Repeat what the lines below say, word for word, and skip every image.

## Material provided
— begin —

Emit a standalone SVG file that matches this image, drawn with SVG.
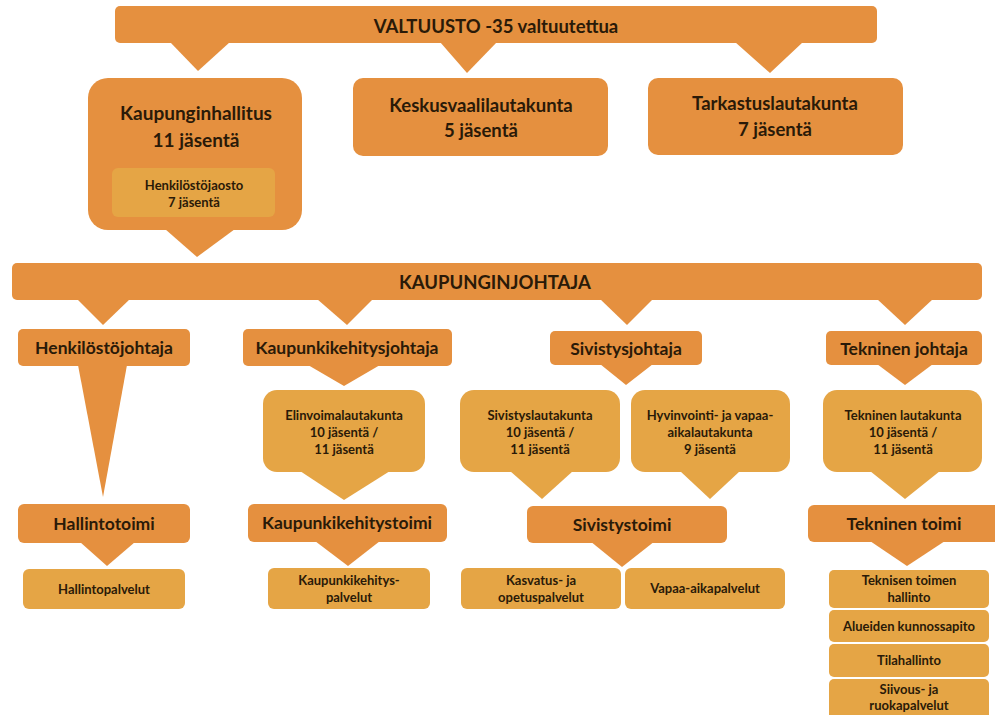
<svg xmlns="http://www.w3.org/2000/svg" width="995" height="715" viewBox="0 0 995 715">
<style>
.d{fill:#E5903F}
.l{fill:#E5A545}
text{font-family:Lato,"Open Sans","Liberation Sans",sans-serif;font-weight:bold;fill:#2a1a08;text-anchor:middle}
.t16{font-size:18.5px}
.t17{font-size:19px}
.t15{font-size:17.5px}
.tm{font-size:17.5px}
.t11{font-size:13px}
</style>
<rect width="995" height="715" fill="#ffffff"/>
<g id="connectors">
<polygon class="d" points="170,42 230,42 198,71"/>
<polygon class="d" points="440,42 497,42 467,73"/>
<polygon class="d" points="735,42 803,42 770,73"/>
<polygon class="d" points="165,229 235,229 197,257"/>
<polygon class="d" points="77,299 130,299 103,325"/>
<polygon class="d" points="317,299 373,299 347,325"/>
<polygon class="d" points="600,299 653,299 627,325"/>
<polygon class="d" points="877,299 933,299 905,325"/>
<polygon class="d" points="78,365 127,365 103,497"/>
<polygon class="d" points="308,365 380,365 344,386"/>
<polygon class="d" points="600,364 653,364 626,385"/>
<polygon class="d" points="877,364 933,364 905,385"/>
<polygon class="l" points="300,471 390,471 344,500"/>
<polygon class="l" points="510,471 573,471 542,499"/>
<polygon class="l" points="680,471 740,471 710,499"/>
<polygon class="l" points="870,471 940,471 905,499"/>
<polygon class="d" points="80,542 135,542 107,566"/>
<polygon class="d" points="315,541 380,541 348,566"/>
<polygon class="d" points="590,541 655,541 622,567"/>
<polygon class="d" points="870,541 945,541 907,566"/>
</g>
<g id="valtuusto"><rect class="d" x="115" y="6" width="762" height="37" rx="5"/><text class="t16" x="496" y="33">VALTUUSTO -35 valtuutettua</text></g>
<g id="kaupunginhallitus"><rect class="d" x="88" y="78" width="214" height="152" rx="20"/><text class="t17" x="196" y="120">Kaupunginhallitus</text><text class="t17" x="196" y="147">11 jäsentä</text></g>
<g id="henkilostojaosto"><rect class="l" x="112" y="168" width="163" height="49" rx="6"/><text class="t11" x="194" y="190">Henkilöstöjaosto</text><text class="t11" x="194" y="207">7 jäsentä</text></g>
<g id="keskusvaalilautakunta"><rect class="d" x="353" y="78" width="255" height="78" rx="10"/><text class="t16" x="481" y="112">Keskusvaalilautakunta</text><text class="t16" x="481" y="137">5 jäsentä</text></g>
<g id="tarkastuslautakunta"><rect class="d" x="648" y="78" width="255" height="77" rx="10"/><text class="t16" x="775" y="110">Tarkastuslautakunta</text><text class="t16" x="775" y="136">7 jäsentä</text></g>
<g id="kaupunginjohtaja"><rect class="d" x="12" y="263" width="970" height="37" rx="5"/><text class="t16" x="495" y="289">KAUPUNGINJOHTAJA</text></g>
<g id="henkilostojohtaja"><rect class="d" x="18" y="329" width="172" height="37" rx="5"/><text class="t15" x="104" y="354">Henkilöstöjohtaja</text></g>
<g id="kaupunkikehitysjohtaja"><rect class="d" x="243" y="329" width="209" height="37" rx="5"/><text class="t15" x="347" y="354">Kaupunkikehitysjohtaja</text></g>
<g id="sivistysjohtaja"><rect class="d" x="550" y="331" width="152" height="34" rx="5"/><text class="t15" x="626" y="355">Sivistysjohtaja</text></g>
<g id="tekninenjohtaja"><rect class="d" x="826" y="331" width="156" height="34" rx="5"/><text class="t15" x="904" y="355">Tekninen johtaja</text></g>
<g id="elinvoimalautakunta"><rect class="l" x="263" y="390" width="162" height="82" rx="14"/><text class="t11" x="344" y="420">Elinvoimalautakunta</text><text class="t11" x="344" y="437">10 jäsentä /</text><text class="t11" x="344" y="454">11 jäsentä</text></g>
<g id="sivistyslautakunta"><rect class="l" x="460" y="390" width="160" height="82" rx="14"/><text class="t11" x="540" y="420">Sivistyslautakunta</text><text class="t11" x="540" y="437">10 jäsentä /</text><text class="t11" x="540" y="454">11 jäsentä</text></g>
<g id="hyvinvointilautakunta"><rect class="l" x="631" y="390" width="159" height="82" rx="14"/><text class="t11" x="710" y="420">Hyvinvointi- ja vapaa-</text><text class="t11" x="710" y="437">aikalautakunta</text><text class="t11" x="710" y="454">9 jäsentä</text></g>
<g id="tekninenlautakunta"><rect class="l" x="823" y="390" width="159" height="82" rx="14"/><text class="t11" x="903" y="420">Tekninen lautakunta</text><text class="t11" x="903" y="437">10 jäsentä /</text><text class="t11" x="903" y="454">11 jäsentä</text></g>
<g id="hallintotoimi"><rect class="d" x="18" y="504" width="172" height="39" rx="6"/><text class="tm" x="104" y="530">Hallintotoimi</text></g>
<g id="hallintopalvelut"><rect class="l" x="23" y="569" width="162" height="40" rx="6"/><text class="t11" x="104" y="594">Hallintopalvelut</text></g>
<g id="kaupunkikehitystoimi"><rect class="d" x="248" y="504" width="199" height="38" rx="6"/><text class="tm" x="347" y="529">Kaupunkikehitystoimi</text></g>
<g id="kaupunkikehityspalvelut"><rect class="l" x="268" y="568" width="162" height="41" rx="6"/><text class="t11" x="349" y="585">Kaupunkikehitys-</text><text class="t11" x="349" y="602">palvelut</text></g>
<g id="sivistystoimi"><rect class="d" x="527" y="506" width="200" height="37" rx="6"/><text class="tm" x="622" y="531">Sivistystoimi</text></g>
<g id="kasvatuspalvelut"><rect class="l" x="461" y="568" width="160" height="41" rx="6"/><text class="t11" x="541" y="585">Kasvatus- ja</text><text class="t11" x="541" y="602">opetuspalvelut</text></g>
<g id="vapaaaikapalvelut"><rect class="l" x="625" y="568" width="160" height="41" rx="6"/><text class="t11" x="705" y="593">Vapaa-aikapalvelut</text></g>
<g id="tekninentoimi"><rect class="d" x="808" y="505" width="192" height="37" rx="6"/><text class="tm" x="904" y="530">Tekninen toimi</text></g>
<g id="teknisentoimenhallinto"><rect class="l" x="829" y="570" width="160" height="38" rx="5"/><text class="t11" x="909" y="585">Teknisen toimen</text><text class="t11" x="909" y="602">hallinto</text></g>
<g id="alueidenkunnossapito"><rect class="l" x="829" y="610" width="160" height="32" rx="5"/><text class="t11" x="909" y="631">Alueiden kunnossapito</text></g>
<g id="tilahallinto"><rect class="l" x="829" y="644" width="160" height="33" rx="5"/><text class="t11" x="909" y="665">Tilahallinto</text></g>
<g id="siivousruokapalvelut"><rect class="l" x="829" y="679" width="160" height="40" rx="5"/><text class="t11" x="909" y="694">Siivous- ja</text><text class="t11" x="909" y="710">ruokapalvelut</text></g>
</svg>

— end —

## Task result
Emit a standalone SVG file that matches this image, drawn with SVG.
<svg xmlns="http://www.w3.org/2000/svg" width="995" height="715" viewBox="0 0 995 715">
<style>
.d{fill:#E5903F}
.l{fill:#E5A545}
text{font-family:Lato,"Open Sans","Liberation Sans",sans-serif;font-weight:bold;fill:#2a1a08;text-anchor:middle}
.t16{font-size:18.5px}
.t17{font-size:19px}
.t15{font-size:17.5px}
.tm{font-size:17.5px}
.t11{font-size:13px}
</style>
<rect width="995" height="715" fill="#ffffff"/>
<g id="connectors">
<polygon class="d" points="170,42 230,42 198,71"/>
<polygon class="d" points="440,42 497,42 467,73"/>
<polygon class="d" points="735,42 803,42 770,73"/>
<polygon class="d" points="165,229 235,229 197,257"/>
<polygon class="d" points="77,299 130,299 103,325"/>
<polygon class="d" points="317,299 373,299 347,325"/>
<polygon class="d" points="600,299 653,299 627,325"/>
<polygon class="d" points="877,299 933,299 905,325"/>
<polygon class="d" points="78,365 127,365 103,497"/>
<polygon class="d" points="308,365 380,365 344,386"/>
<polygon class="d" points="600,364 653,364 626,385"/>
<polygon class="d" points="877,364 933,364 905,385"/>
<polygon class="l" points="300,471 390,471 344,500"/>
<polygon class="l" points="510,471 573,471 542,499"/>
<polygon class="l" points="680,471 740,471 710,499"/>
<polygon class="l" points="870,471 940,471 905,499"/>
<polygon class="d" points="80,542 135,542 107,566"/>
<polygon class="d" points="315,541 380,541 348,566"/>
<polygon class="d" points="590,541 655,541 622,567"/>
<polygon class="d" points="870,541 945,541 907,566"/>
</g>
<g id="valtuusto"><rect class="d" x="115" y="6" width="762" height="37" rx="5"/><text class="t16" x="496" y="33">VALTUUSTO -35 valtuutettua</text></g>
<g id="kaupunginhallitus"><rect class="d" x="88" y="78" width="214" height="152" rx="20"/><text class="t17" x="196" y="120">Kaupunginhallitus</text><text class="t17" x="196" y="147">11 jäsentä</text></g>
<g id="henkilostojaosto"><rect class="l" x="112" y="168" width="163" height="49" rx="6"/><text class="t11" x="194" y="190">Henkilöstöjaosto</text><text class="t11" x="194" y="207">7 jäsentä</text></g>
<g id="keskusvaalilautakunta"><rect class="d" x="353" y="78" width="255" height="78" rx="10"/><text class="t16" x="481" y="112">Keskusvaalilautakunta</text><text class="t16" x="481" y="137">5 jäsentä</text></g>
<g id="tarkastuslautakunta"><rect class="d" x="648" y="78" width="255" height="77" rx="10"/><text class="t16" x="775" y="110">Tarkastuslautakunta</text><text class="t16" x="775" y="136">7 jäsentä</text></g>
<g id="kaupunginjohtaja"><rect class="d" x="12" y="263" width="970" height="37" rx="5"/><text class="t16" x="495" y="289">KAUPUNGINJOHTAJA</text></g>
<g id="henkilostojohtaja"><rect class="d" x="18" y="329" width="172" height="37" rx="5"/><text class="t15" x="104" y="354">Henkilöstöjohtaja</text></g>
<g id="kaupunkikehitysjohtaja"><rect class="d" x="243" y="329" width="209" height="37" rx="5"/><text class="t15" x="347" y="354">Kaupunkikehitysjohtaja</text></g>
<g id="sivistysjohtaja"><rect class="d" x="550" y="331" width="152" height="34" rx="5"/><text class="t15" x="626" y="355">Sivistysjohtaja</text></g>
<g id="tekninenjohtaja"><rect class="d" x="826" y="331" width="156" height="34" rx="5"/><text class="t15" x="904" y="355">Tekninen johtaja</text></g>
<g id="elinvoimalautakunta"><rect class="l" x="263" y="390" width="162" height="82" rx="14"/><text class="t11" x="344" y="420">Elinvoimalautakunta</text><text class="t11" x="344" y="437">10 jäsentä /</text><text class="t11" x="344" y="454">11 jäsentä</text></g>
<g id="sivistyslautakunta"><rect class="l" x="460" y="390" width="160" height="82" rx="14"/><text class="t11" x="540" y="420">Sivistyslautakunta</text><text class="t11" x="540" y="437">10 jäsentä /</text><text class="t11" x="540" y="454">11 jäsentä</text></g>
<g id="hyvinvointilautakunta"><rect class="l" x="631" y="390" width="159" height="82" rx="14"/><text class="t11" x="710" y="420">Hyvinvointi- ja vapaa-</text><text class="t11" x="710" y="437">aikalautakunta</text><text class="t11" x="710" y="454">9 jäsentä</text></g>
<g id="tekninenlautakunta"><rect class="l" x="823" y="390" width="159" height="82" rx="14"/><text class="t11" x="903" y="420">Tekninen lautakunta</text><text class="t11" x="903" y="437">10 jäsentä /</text><text class="t11" x="903" y="454">11 jäsentä</text></g>
<g id="hallintotoimi"><rect class="d" x="18" y="504" width="172" height="39" rx="6"/><text class="tm" x="104" y="530">Hallintotoimi</text></g>
<g id="hallintopalvelut"><rect class="l" x="23" y="569" width="162" height="40" rx="6"/><text class="t11" x="104" y="594">Hallintopalvelut</text></g>
<g id="kaupunkikehitystoimi"><rect class="d" x="248" y="504" width="199" height="38" rx="6"/><text class="tm" x="347" y="529">Kaupunkikehitystoimi</text></g>
<g id="kaupunkikehityspalvelut"><rect class="l" x="268" y="568" width="162" height="41" rx="6"/><text class="t11" x="349" y="585">Kaupunkikehitys-</text><text class="t11" x="349" y="602">palvelut</text></g>
<g id="sivistystoimi"><rect class="d" x="527" y="506" width="200" height="37" rx="6"/><text class="tm" x="622" y="531">Sivistystoimi</text></g>
<g id="kasvatuspalvelut"><rect class="l" x="461" y="568" width="160" height="41" rx="6"/><text class="t11" x="541" y="585">Kasvatus- ja</text><text class="t11" x="541" y="602">opetuspalvelut</text></g>
<g id="vapaaaikapalvelut"><rect class="l" x="625" y="568" width="160" height="41" rx="6"/><text class="t11" x="705" y="593">Vapaa-aikapalvelut</text></g>
<g id="tekninentoimi"><rect class="d" x="808" y="505" width="192" height="37" rx="6"/><text class="tm" x="904" y="530">Tekninen toimi</text></g>
<g id="teknisentoimenhallinto"><rect class="l" x="829" y="570" width="160" height="38" rx="5"/><text class="t11" x="909" y="585">Teknisen toimen</text><text class="t11" x="909" y="602">hallinto</text></g>
<g id="alueidenkunnossapito"><rect class="l" x="829" y="610" width="160" height="32" rx="5"/><text class="t11" x="909" y="631">Alueiden kunnossapito</text></g>
<g id="tilahallinto"><rect class="l" x="829" y="644" width="160" height="33" rx="5"/><text class="t11" x="909" y="665">Tilahallinto</text></g>
<g id="siivousruokapalvelut"><rect class="l" x="829" y="679" width="160" height="40" rx="5"/><text class="t11" x="909" y="694">Siivous- ja</text><text class="t11" x="909" y="710">ruokapalvelut</text></g>
</svg>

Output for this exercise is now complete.